● DATA ROWS
+++

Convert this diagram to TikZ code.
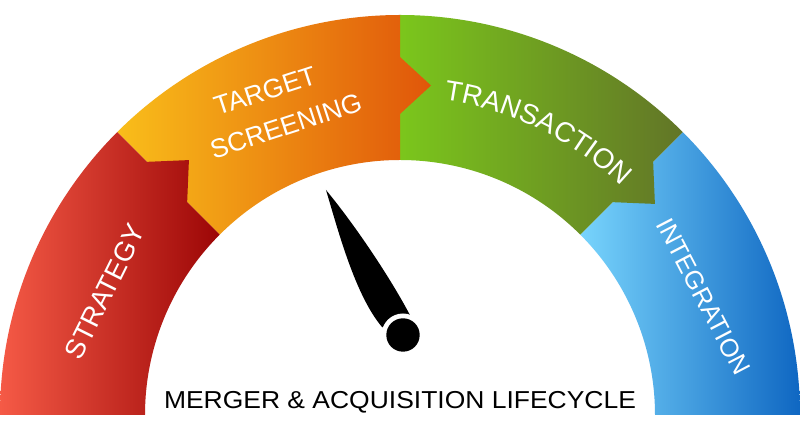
\documentclass[tikz,border=0pt]{standalone}
\usepackage{fontspec}
\setmainfont{Liberation Sans}
\newfontfamily\titlefont[FakeStretch=1.08]{Liberation Sans}
\usetikzlibrary{decorations.text,calc}
\definecolor{redL}{HTML}{F55A46}
\definecolor{redR}{HTML}{9C0606}
\definecolor{orgL}{HTML}{F9BE1A}
\definecolor{orgR}{HTML}{E0560A}
\definecolor{grnL}{HTML}{7BC61C}
\definecolor{grnR}{HTML}{627527}
\definecolor{bluL}{HTML}{78D4FC}
\definecolor{bluR}{HTML}{0F67C2}
\newcommand{\lblfont}[1]{\fontsize{#1}{#1}\selectfont}
\tikzset{
  lbl/.style={text=white, inner sep=0pt, font=\lblfont{#1}},
}
\begin{document}
\begin{tikzpicture}[x=1pt,y=1pt]
\useasboundingbox (-400,-15) rectangle (400,415);
\fill[white] (-400,-15) rectangle (400,415);
% Integration (blue)
\shade[left color=bluL, right color=bluR]
  (45:255pt) -- (45:400pt) arc[start angle=45,end angle=0,radius=400pt]
  -- (0:255pt) arc[start angle=0,end angle=45,radius=255pt] -- cycle;
% Transaction (green) with tab into blue
\shade[left color=grnL, right color=grnR]
  (90:255pt) -- (90:400pt) arc[start angle=90,end angle=45,radius=400pt]
  -- (45:358pt) -- ($(45:329.5pt)+(-45:31pt)$) -- (45:301pt) -- (45:255pt)
  arc[start angle=45,end angle=90,radius=255pt] -- cycle;
% Target screening (orange) with tab into green
\shade[left color=orgL, right color=orgR]
  (135:255pt) -- (135:400pt) arc[start angle=135,end angle=90,radius=400pt]
  -- (90:358pt) -- ($(90:329.5pt)+(0:31pt)$) -- (90:301pt) -- (90:255pt)
  arc[start angle=90,end angle=135,radius=255pt] -- cycle;
% Strategy (red) with tab into orange
\shade[left color=redL, right color=redR]
  (180:255pt) -- (180:400pt) arc[start angle=180,end angle=135,radius=400pt]
  -- (135:358pt) -- ($(135:329.5pt)+(45:31pt)$) -- (135:301pt) -- (135:255pt)
  arc[start angle=135,end angle=180,radius=255pt] -- cycle;
% labels
\node[lbl=27.5, rotate=63.5] (strategy) at (-295,123.5) {STRATEGY};
\node[lbl=26.5, rotate=18] (target) at (-135,324) {TARGET};
\node[lbl=26.5, rotate=18] (screening) at (-114,289) {SCREENING};
\path[decorate, decoration={text along path, text align=center,
  text color=white, text={|\lblfont{28}|TRANSACTION}}]
  (110:318pt) arc[start angle=110,end angle=18,radius=318pt];
\node[lbl=25.5, rotate=-62.5] (integration) at (303.5,118.5) {INTEGRATION};
% needle
\fill[black] (-74,225) .. controls (-62,185) and (-45,120) .. (-18,88)
  -- (3,80) -- (12,96) .. controls (-8,135) and (-45,190) .. (-74,225) -- cycle;
\fill[white] (3,80) circle[radius=21.5pt];
\fill[black] (3,80) circle[radius=16.7pt];
% title
\node[anchor=base, inner sep=0pt, font=\titlefont\fontsize{24.5}{28}\selectfont] (title) at (0,6) {MERGER \& ACQUISITION LIFECYCLE};
\end{tikzpicture}
\end{document}
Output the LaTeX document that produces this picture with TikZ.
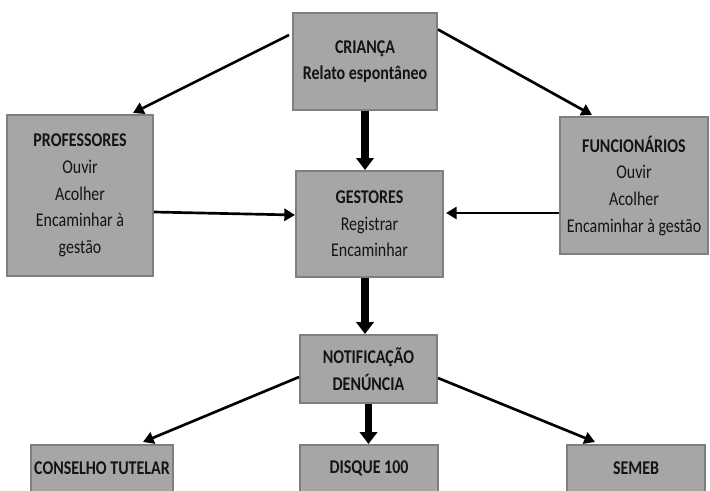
\documentclass[tikz,border=0pt]{standalone}
\usepackage{fontspec}
\setmainfont{Carlito}[FakeStretch=0.82]
\usetikzlibrary{arrows.meta,calc}
\definecolor{boxfill}{HTML}{A6A6A6}
\definecolor{boxline}{HTML}{7F7F7F}
\definecolor{txt}{HTML}{141414}
\begin{document}
\begin{tikzpicture}[x=0.75pt,y=-0.75pt,
 box/.style={draw=boxline,fill=boxfill,line width=1.5pt,inner sep=0pt,align=center,text=txt,font=\fontsize{14.6}{20}\selectfont},
 arrthin/.style={line width=2pt,-{Triangle[length=8pt,width=9pt]}},
 arrthick/.style={line width=5.5pt,-{Triangle[length=9pt,width=13pt]}}]
\clip (0,0) rectangle (710,490);
\fill[white] (0,0) rectangle (710,490);
\node[box,minimum width=108pt,minimum height=72.75pt] (cri) at (365,61.5) {\textbf{CRIANÇA}\\\textbf{Relato espontâneo}};
\node[box,minimum width=109.5pt,minimum height=120.75pt] (prof) at (80,195.5) {\textbf{PROFESSORES}\\Ouvir\\Acolher\\Encaminhar à\\gestão};
\node[box,minimum width=110.25pt,minimum height=79.5pt] (ges) at (369.5,224) {\textbf{GESTORES}\\Registrar\\Encaminhar};
\node[box,minimum width=111pt,minimum height=102.75pt] (fun) at (634,185.5) {\textbf{FUNCIONÁRIOS}\\Ouvir\\Acolher\\Encaminhar à gestão};
\node[box,minimum width=102.75pt,minimum height=51pt] (not) at (368.5,369) {\textbf{NOTIFICAÇÃO}\\\textbf{DENÚNCIA}};
\node[box,minimum width=106.5pt,minimum height=35.25pt] (con) at (102,468.5) {\textbf{CONSELHO TUTELAR}};
\node[box,minimum width=103.5pt,minimum height=35.25pt] (dis) at (369,468.5) {\textbf{DISQUE 100}};
\node[box,minimum width=103.5pt,minimum height=35.25pt] (sem) at (636,468.5) {\textbf{SEMEB}};
\draw[arrthin] (cri.west) ++(-3,-26.5) -- ($(prof.north)+(53,-1)$);
\draw[arrthin] (cri.east) ++(0,-32) -- ($(fun.north)+(-42,-1)$);
\draw[arrthick] (cri.south) -- (cri.south |- ges.north);
\draw[arrthick] (ges.south -| cri.south) -- (not.north -| cri.south);
\draw[arrthick] (not.south) -- (not.south |- dis.north);
\draw[arrthin] (prof.east) ++(0,16.5) -- ($(ges.west)+(0,-9)$);
\draw[arrthin] (fun.west) ++(0,27.5) -- ($(ges.east)+(2,-11)$);
\draw[arrthin] (not.west) ++(0,8) -- ($(con.north)+(41,-2)$);
\draw[arrthin] (not.east) ++(0,9) -- ($(sem.north)+(-41,-2)$);
\end{tikzpicture}
\end{document}
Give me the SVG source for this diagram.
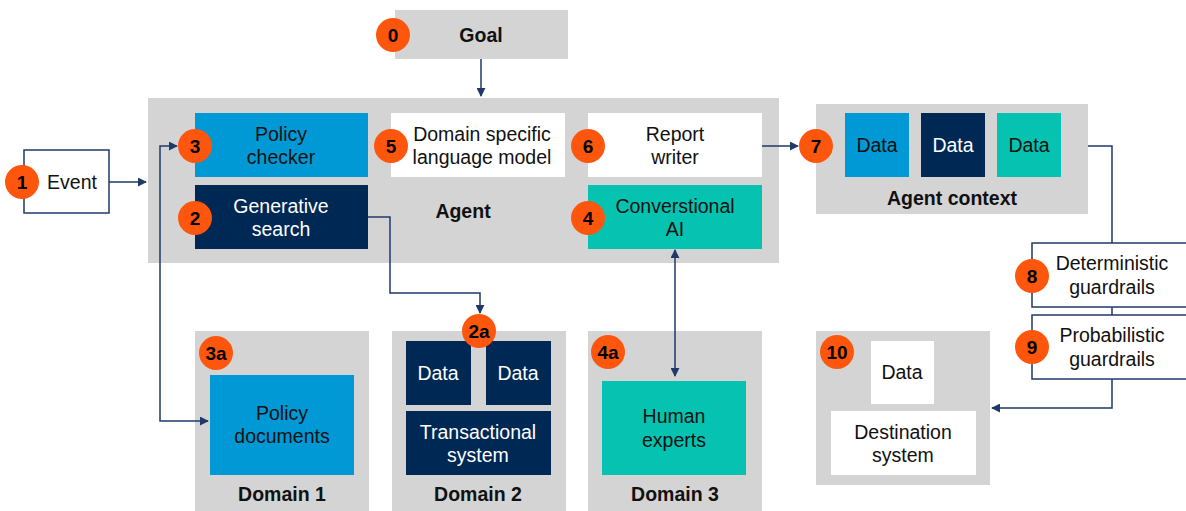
<svg xmlns="http://www.w3.org/2000/svg" width="1186" height="511" viewBox="0 0 1186 511">
<defs>
<marker id="ah" viewBox="0 0 10 10" refX="9" refY="5" markerWidth="9" markerHeight="9" markerUnits="userSpaceOnUse" orient="auto-start-reverse">
<path d="M0,0 L10,5 L0,10 z" fill="#1f3a68"/>
</marker>
<style>
.gray{fill:#d4d4d4}
.white{fill:#ffffff}
.blue{fill:#0099d5}
.navy{fill:#002855}
.teal{fill:#05c3b0}
.bord{fill:#ffffff;stroke:#1f3a68;stroke-width:1.5}
text{font-family:"Liberation Sans",Arial,sans-serif;font-size:19.5px;text-anchor:middle;fill:#111}
.b{font-weight:bold}
.w{fill:#ffffff}
.badge circle{fill:#ff560d}
.badge text{font-weight:bold;font-size:19px;fill:#000}
.conn{fill:none;stroke:#1f3a68;stroke-width:1.5}
</style>
</defs>
<rect width="1186" height="511" fill="#ffffff"/>

<g id="goal">
<rect class="gray" x="395" y="10" width="173" height="49"/>
<text class="b" x="481" y="42">Goal</text>
<g class="badge"><circle cx="393" cy="35" r="17"/><text x="393" y="42">0</text></g>
</g>

<g id="agent">
<rect class="gray" x="148" y="98" width="631" height="165"/>
<text class="b" x="463" y="218">Agent</text>
</g>

<g id="policy-checker">
<rect class="blue" x="195" y="113" width="173" height="64"/>
<text x="281" y="141">Policy</text>
<text x="281" y="164">checker</text>
<g class="badge"><circle cx="195" cy="146" r="17"/><text x="195" y="153">3</text></g>
</g>

<g id="dslm">
<rect class="white" x="391" y="113" width="174" height="64"/>
<text x="482" y="141">Domain specific</text>
<text x="482" y="164">language model</text>
<g class="badge"><circle cx="391" cy="146" r="17"/><text x="391" y="153">5</text></g>
</g>

<g id="report-writer">
<rect class="white" x="588" y="113" width="174" height="64"/>
<text x="675" y="141">Report</text>
<text x="675" y="164">writer</text>
<g class="badge"><circle cx="588" cy="146" r="17"/><text x="588" y="153">6</text></g>
</g>

<g id="generative-search">
<rect class="navy" x="195" y="185" width="173" height="64"/>
<text class="w" x="281" y="213">Generative</text>
<text class="w" x="281" y="236">search</text>
<g class="badge"><circle cx="195" cy="218" r="17"/><text x="195" y="225">2</text></g>
</g>

<g id="conversational-ai">
<rect class="teal" x="588" y="185" width="174" height="64"/>
<text x="675" y="213">Converstional</text>
<text x="675" y="236">AI</text>
<g class="badge"><circle cx="588" cy="218" r="17"/><text x="588" y="225">4</text></g>
</g>

<g id="event">
<rect class="bord" x="24" y="150" width="85" height="63"/>
<text x="72" y="189">Event</text>
<g class="badge"><circle cx="22" cy="182" r="17"/><text x="22" y="189">1</text></g>
</g>

<g id="agent-context">
<rect class="gray" x="816" y="104" width="272" height="110"/>
<rect class="blue" x="845" y="113" width="64" height="64"/>
<rect class="navy" x="921" y="113" width="64" height="64"/>
<rect class="teal" x="997" y="113" width="64" height="64"/>
<text x="877" y="152">Data</text>
<text class="w" x="953" y="152">Data</text>
<text x="1029" y="152">Data</text>
<text class="b" x="952" y="205">Agent context</text>
<g class="badge"><circle cx="816" cy="146" r="17"/><text x="816" y="153">7</text></g>
</g>

<g id="deterministic">
<rect class="bord" x="1032" y="243" width="170" height="64"/>
<text x="1112" y="270">Deterministic</text>
<text x="1112" y="294">guardrails</text>
<g class="badge"><circle cx="1032" cy="276" r="17"/><text x="1032" y="283">8</text></g>
</g>

<g id="probabilistic">
<rect class="bord" x="1032" y="315" width="170" height="64"/>
<text x="1112" y="342">Probabilistic</text>
<text x="1112" y="366">guardrails</text>
<g class="badge"><circle cx="1032" cy="347" r="17"/><text x="1032" y="354">9</text></g>
</g>

<g id="destination">
<rect class="gray" x="816" y="331" width="174" height="154"/>
<rect class="white" x="871" y="341" width="63" height="63"/>
<text x="902" y="379">Data</text>
<rect class="white" x="831" y="411" width="145" height="64"/>
<text x="903" y="439">Destination</text>
<text x="903" y="462">system</text>
<g class="badge"><circle cx="837" cy="352" r="17"/><text x="837" y="359">10</text></g>
</g>

<g id="domain1">
<rect class="gray" x="195" y="331" width="174" height="180"/>
<rect class="blue" x="210" y="375" width="144" height="100"/>
<text x="282" y="420">Policy</text>
<text x="282" y="443">documents</text>
<text class="b" x="282" y="501">Domain 1</text>
<g class="badge"><circle cx="216" cy="353" r="17"/><text x="216" y="360">3a</text></g>
</g>

<g id="domain2">
<rect class="gray" x="392" y="331" width="174" height="180"/>
<rect class="navy" x="406" y="341" width="65" height="64"/>
<rect class="navy" x="486" y="341" width="65" height="64"/>
<line x1="438" y1="405" x2="438" y2="411" stroke="#d4d4d4" stroke-width="1.5"/>
<line x1="519" y1="405" x2="519" y2="411" stroke="#d4d4d4" stroke-width="1.5"/>
<rect class="navy" x="406" y="411" width="145" height="64"/>
<text class="w" x="438" y="380">Data</text>
<text class="w" x="518" y="380">Data</text>
<text class="w" x="478" y="439">Transactional</text>
<text class="w" x="478" y="462">system</text>
<text class="b" x="478" y="501">Domain 2</text>
<g class="badge"><circle cx="479" cy="331" r="17"/><text x="479" y="338">2a</text></g>
</g>

<g id="domain3">
<rect class="gray" x="588" y="331" width="174" height="180"/>
<rect class="teal" x="602" y="381" width="144" height="94"/>
<text x="674" y="423">Human</text>
<text x="674" y="447">experts</text>
<text class="b" x="675" y="501">Domain 3</text>
<g class="badge"><circle cx="608" cy="352" r="17"/><text x="608" y="359">4a</text></g>
</g>

<g id="connectors">
<path class="conn" d="M481,59 V96" marker-end="url(#ah)"/>
<path class="conn" d="M109,182 H146" marker-end="url(#ah)"/>
<path class="conn" d="M762,146 H798" marker-end="url(#ah)"/>
<path class="conn" d="M177,146 H160 V421 H208" marker-start="url(#ah)" marker-end="url(#ah)"/>
<path class="conn" d="M368,217 H390 V293 H480 V313" marker-end="url(#ah)"/>
<path class="conn" d="M675,250 V376" marker-start="url(#ah)" marker-end="url(#ah)"/>
<path class="conn" d="M1088,146 H1112 V243"/>
<path class="conn" d="M1112,307 V315"/>
<path class="conn" d="M1112,379 V408 H992" marker-end="url(#ah)"/>
</g>
</svg>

+++

Go over the records above and tally each line that includes "diagram". Give the total by itself.

2